Today we travelled to the most northern point I have been in WA. Our latitude is well above Wyndham and Kununnurra.

We had morning tea at Munura on the King Edward River and found the first lot of very old rock art. What’s amazing, apart from the rock art and it’s age is that it is all easily accessible with few fences and signs. We stood in the same spot the artists have done some thousand years ago.


After a 400m circuit walk we returned to the day use area to have lunch, assisted by a friendly Butcher Bird. Of course he was friendly, we fed him all sorts of birdie treats!  We’re all getting used to swimming in the rivers, slippery sides, a bit of slime, ants, loose sticks and all. But once in the nice cool water, it is really pleasant and an important way to cool down. The bus AC runs at about 27°C but once outside the bus it is certainly around 38°C, if not more, so keeping cool on walking tours is really important.

After lunch we drove to another rock art site and I heard a new rattle. A quick check revealed a nylon bush on the shock absorber had somehow worked it’s way over the nut that should have a large washer to keep in place. There was no washer…  Some suitable replacements were found in Matthews tool kit and I did the rapair whilst the group was away checking the other rock art. Fortunately I had a nice shady tree and was still coolish from the swim in the King Edward River.  Fixing a small thing like this is easy, and what I enjoy. 

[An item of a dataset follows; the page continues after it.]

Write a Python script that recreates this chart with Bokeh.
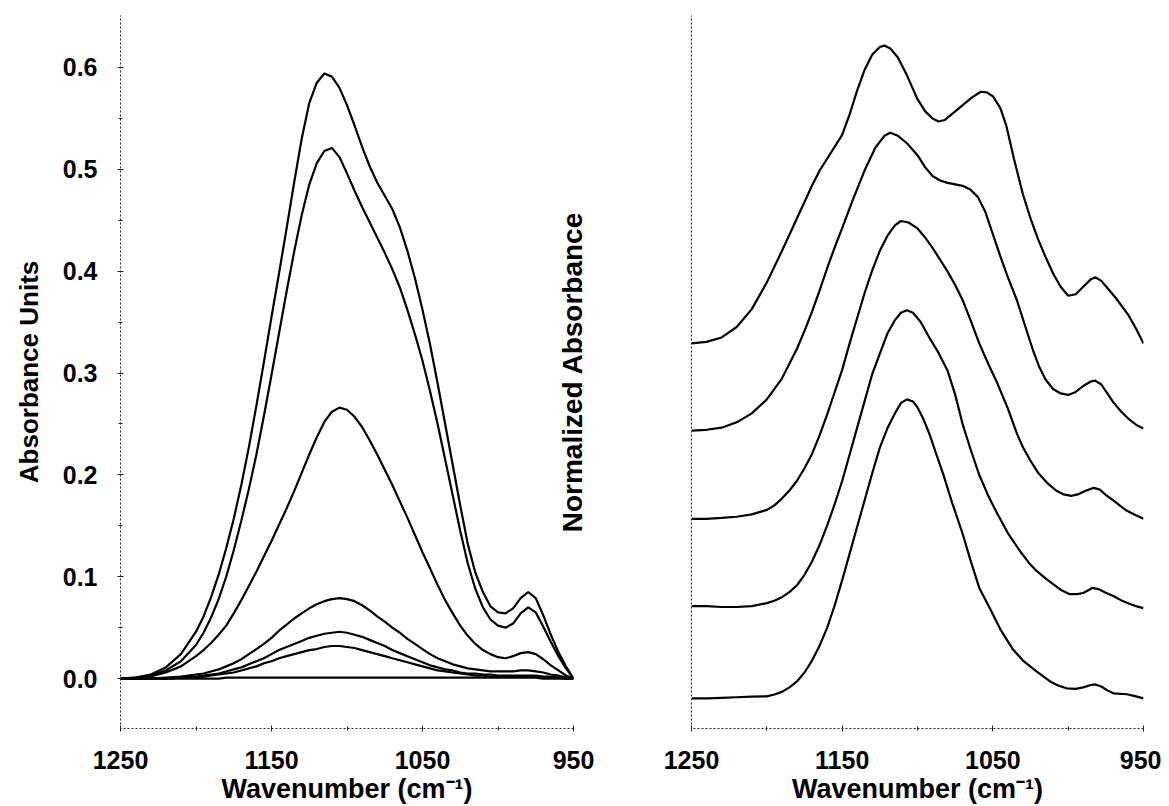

Drive back was difficult with many shadows across the road. Passengers complained that I went over one bump, which I did, and Matthew may have been launched from the back seat seat. It’s a bit embarrassing the launch the tour leader out of his seat, but  I didn’t see the rocks in the shadows.

On return to Drysdale Stattion we went to the station bar and ordered a Drysdale burger at $25. Pretty pricey, but it was a good feed. Especially when followed with home made sticky date pudding and ice cream!  Ymm.